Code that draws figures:
::::

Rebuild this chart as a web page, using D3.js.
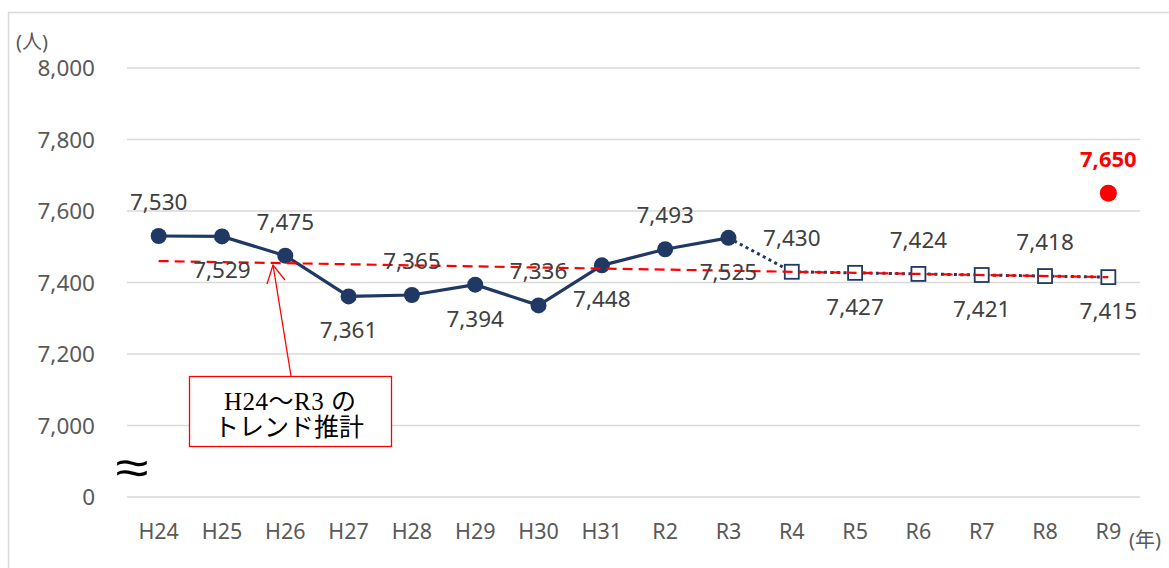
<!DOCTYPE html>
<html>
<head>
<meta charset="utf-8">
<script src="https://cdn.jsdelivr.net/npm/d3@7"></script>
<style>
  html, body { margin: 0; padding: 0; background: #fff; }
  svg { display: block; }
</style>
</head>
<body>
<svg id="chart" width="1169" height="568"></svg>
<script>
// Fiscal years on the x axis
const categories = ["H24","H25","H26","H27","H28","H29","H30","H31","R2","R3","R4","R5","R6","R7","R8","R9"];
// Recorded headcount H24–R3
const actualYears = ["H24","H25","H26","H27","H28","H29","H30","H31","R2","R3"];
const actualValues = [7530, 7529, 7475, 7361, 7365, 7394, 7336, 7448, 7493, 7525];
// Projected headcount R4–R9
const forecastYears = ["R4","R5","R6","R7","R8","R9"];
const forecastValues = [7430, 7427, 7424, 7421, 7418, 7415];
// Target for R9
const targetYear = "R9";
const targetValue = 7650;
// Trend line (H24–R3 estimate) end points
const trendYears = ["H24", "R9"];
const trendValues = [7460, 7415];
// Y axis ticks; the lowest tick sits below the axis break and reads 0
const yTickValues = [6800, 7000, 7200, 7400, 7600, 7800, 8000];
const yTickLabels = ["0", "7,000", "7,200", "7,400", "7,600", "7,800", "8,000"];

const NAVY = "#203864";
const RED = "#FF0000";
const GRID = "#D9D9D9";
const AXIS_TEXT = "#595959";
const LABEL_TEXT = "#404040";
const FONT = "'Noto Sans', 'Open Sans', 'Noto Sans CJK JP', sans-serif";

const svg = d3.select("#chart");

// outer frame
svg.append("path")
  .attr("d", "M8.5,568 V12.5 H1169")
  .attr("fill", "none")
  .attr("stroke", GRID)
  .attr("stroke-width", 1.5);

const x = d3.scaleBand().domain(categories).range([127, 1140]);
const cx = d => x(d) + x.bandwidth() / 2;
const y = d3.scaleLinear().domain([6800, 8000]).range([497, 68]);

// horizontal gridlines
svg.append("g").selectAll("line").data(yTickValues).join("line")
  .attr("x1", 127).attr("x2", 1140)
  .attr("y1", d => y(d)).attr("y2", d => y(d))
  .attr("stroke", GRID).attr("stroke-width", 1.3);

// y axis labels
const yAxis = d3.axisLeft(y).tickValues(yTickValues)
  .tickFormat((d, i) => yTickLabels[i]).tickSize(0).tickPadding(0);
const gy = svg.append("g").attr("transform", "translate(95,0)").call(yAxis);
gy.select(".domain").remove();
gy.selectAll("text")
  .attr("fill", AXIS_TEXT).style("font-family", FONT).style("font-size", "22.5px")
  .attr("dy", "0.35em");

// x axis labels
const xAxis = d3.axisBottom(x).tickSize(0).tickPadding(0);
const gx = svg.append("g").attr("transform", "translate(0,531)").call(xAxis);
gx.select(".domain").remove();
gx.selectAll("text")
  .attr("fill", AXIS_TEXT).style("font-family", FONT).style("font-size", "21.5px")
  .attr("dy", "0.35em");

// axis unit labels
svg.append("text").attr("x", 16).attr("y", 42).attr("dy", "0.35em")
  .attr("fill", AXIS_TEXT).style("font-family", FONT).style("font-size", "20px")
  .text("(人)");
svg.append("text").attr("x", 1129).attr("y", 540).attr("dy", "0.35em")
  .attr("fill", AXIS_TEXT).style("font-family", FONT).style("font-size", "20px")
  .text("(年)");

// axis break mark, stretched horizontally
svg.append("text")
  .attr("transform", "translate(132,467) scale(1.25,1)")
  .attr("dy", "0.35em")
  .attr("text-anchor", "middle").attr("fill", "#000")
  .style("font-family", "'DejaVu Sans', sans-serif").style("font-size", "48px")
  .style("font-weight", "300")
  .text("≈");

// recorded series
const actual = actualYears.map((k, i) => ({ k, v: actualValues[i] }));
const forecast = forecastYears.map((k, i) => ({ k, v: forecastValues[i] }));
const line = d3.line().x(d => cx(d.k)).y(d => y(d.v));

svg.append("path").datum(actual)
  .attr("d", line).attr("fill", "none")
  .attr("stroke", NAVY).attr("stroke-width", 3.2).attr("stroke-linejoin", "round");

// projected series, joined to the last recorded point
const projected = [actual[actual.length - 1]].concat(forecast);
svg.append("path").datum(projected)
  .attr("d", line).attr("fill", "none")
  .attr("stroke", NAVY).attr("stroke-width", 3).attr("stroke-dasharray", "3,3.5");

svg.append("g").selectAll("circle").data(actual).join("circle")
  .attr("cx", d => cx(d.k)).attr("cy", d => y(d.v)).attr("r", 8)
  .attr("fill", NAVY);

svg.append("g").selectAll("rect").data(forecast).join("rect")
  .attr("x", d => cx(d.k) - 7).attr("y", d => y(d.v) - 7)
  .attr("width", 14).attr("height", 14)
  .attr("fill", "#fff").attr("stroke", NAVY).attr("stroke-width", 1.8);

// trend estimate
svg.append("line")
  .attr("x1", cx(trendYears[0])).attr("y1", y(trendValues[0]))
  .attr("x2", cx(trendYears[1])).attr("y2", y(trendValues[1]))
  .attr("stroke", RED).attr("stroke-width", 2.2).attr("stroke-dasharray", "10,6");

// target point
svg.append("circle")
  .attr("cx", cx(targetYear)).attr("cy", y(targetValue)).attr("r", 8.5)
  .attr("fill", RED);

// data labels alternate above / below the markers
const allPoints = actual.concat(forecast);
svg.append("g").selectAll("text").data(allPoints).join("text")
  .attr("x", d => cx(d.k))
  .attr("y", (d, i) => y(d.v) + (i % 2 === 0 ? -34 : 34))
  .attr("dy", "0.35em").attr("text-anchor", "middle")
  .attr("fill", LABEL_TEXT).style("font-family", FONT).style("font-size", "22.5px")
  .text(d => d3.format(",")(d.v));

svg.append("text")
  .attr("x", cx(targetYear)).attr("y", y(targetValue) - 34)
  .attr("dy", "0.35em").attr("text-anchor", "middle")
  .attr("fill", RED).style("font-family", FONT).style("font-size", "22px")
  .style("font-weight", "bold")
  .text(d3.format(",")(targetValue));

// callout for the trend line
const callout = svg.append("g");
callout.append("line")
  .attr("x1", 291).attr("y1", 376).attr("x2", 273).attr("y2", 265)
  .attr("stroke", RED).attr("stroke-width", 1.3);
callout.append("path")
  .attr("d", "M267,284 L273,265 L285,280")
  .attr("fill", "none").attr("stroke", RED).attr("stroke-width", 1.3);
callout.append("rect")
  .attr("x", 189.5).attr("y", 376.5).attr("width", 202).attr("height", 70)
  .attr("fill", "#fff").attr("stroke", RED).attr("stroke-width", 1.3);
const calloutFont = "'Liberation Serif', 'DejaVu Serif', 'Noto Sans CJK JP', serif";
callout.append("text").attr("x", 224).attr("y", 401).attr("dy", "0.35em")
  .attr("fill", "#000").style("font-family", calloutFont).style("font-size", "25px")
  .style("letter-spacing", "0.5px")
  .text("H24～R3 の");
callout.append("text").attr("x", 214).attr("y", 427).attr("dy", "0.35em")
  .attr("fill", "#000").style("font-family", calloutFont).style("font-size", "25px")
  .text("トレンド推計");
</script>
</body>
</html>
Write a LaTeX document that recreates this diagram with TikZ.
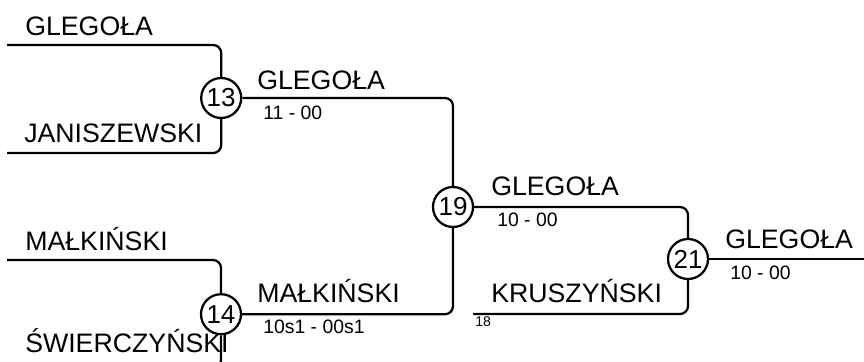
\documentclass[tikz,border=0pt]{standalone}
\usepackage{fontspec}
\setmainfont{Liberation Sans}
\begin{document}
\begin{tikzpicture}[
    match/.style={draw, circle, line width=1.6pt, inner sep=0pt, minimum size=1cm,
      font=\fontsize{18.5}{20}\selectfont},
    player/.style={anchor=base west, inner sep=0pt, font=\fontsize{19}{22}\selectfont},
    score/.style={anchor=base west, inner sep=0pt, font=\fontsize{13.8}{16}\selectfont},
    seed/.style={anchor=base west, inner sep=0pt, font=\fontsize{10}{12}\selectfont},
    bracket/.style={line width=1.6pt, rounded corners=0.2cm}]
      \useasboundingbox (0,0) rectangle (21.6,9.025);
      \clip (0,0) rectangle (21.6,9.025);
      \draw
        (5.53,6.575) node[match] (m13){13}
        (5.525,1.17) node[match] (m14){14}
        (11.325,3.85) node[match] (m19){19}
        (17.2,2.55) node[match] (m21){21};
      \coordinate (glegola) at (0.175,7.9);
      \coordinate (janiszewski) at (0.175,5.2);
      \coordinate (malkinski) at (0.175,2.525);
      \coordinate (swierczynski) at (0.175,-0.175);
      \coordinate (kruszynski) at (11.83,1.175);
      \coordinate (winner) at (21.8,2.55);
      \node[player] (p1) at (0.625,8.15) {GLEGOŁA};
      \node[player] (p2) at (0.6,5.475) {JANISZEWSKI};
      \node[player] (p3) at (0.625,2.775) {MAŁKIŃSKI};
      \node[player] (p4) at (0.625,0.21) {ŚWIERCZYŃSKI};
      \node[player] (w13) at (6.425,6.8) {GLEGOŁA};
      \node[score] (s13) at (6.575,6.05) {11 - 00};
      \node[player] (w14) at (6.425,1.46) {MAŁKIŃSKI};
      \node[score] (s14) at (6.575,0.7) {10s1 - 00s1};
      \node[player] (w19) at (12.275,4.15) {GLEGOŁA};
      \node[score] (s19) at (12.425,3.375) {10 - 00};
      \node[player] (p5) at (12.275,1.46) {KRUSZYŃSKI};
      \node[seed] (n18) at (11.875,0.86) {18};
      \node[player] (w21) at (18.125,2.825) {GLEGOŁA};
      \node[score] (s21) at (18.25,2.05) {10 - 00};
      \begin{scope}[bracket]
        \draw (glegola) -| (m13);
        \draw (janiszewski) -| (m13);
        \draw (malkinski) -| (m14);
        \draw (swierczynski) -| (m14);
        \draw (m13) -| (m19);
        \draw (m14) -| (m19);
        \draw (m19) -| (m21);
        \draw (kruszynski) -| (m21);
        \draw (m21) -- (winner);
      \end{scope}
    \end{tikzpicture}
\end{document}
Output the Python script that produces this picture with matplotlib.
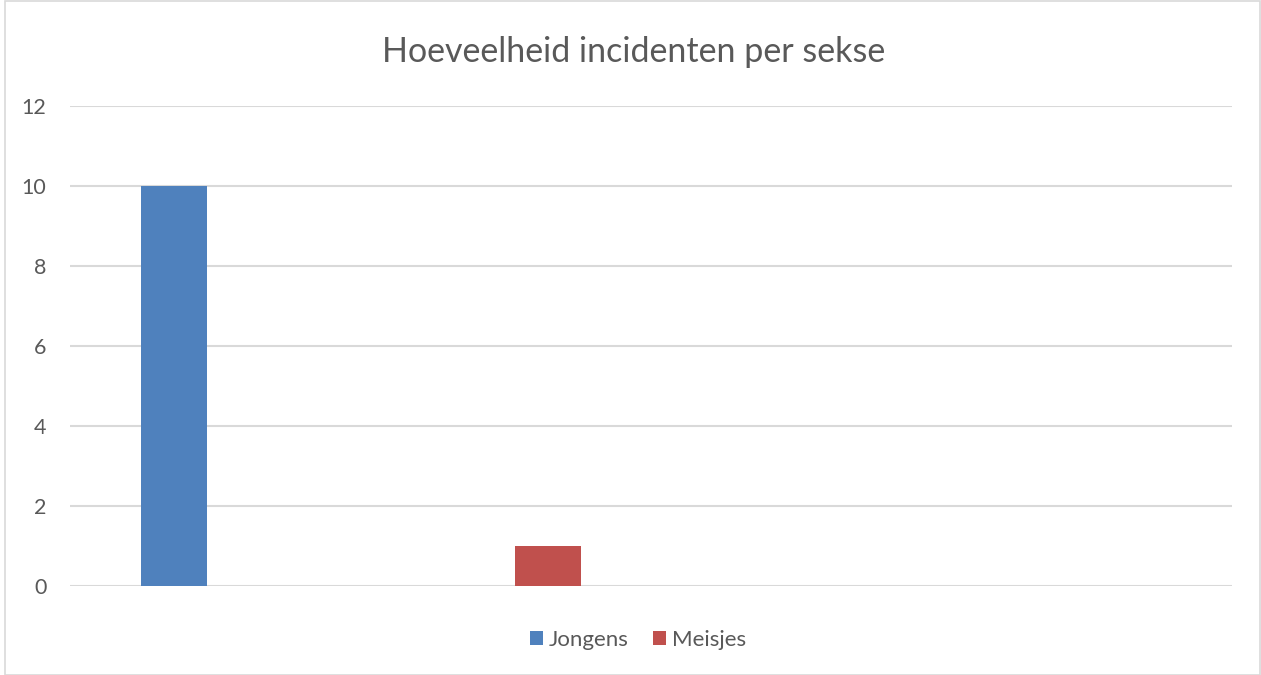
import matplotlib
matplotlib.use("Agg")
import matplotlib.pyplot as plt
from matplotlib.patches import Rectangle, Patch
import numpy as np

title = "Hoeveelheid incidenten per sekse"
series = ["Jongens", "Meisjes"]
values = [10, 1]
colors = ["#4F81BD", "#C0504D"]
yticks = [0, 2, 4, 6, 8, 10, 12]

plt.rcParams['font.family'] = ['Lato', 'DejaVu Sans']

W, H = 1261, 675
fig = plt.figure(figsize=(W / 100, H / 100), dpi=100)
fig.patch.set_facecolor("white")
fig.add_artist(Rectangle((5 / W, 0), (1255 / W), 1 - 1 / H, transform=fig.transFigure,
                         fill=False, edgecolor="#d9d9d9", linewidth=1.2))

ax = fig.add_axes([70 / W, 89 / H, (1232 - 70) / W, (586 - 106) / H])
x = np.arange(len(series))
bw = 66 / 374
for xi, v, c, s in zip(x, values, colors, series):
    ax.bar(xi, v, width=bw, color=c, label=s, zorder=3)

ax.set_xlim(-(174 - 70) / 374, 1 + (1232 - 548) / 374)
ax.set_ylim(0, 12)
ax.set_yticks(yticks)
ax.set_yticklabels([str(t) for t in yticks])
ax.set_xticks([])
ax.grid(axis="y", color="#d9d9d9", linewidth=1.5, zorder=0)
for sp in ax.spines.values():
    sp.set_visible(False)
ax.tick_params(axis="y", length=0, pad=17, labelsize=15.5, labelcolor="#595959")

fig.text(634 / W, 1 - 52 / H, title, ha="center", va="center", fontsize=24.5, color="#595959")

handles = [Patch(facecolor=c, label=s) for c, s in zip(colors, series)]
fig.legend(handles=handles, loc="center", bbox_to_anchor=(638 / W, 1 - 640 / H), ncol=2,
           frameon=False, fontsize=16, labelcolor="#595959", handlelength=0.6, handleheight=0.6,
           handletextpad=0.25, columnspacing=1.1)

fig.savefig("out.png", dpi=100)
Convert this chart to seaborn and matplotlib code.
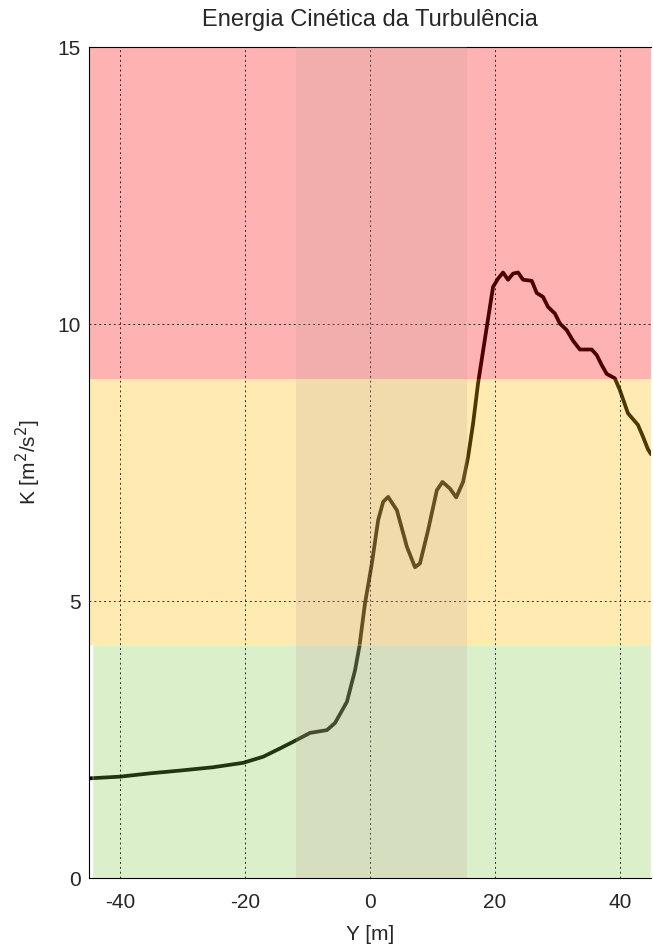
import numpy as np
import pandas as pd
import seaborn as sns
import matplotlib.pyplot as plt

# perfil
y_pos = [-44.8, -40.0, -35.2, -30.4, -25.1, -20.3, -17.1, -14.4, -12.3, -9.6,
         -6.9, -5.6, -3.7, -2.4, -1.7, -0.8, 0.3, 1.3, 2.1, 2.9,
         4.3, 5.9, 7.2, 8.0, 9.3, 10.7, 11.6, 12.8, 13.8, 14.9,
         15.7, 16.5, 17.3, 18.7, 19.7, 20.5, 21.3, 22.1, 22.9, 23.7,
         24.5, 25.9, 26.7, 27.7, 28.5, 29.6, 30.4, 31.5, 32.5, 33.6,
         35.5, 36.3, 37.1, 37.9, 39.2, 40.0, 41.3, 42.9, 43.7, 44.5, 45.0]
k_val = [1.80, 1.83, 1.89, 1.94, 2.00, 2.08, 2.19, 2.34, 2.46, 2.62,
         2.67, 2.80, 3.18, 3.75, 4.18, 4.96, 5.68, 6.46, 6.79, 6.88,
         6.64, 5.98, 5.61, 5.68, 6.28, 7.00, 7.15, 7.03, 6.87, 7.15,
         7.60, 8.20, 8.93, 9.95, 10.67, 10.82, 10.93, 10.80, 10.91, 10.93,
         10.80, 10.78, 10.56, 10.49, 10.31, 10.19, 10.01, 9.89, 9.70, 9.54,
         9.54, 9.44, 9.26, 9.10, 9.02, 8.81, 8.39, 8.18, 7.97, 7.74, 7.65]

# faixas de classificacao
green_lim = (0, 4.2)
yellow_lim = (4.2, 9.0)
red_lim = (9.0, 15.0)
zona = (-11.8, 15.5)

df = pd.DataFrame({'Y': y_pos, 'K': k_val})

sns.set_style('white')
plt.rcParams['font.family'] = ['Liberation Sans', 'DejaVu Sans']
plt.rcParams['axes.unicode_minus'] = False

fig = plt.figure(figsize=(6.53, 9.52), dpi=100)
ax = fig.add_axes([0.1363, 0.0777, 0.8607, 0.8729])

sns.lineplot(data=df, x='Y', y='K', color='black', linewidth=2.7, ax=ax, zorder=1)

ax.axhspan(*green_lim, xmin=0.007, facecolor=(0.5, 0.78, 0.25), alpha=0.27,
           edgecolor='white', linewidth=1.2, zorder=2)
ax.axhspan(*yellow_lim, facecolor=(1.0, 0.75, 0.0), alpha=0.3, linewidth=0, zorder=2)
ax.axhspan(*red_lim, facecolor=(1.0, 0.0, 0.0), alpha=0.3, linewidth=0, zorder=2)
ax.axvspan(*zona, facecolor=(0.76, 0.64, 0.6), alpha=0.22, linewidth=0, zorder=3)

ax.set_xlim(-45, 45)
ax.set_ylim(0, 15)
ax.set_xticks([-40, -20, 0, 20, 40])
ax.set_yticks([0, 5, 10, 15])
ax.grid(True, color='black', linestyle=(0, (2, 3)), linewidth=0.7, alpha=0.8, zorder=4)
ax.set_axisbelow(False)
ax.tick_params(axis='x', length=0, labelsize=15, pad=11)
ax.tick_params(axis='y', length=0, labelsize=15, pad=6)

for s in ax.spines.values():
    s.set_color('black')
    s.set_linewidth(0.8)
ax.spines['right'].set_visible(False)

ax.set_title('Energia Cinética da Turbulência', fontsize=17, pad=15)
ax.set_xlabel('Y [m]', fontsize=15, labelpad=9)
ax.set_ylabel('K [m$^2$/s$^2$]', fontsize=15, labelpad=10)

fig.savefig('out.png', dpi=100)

::::

## SET PROBLEM:
Find how many of the lines above have the word "this" in them. State only that number.

## WRITTEN RESPONSE:
4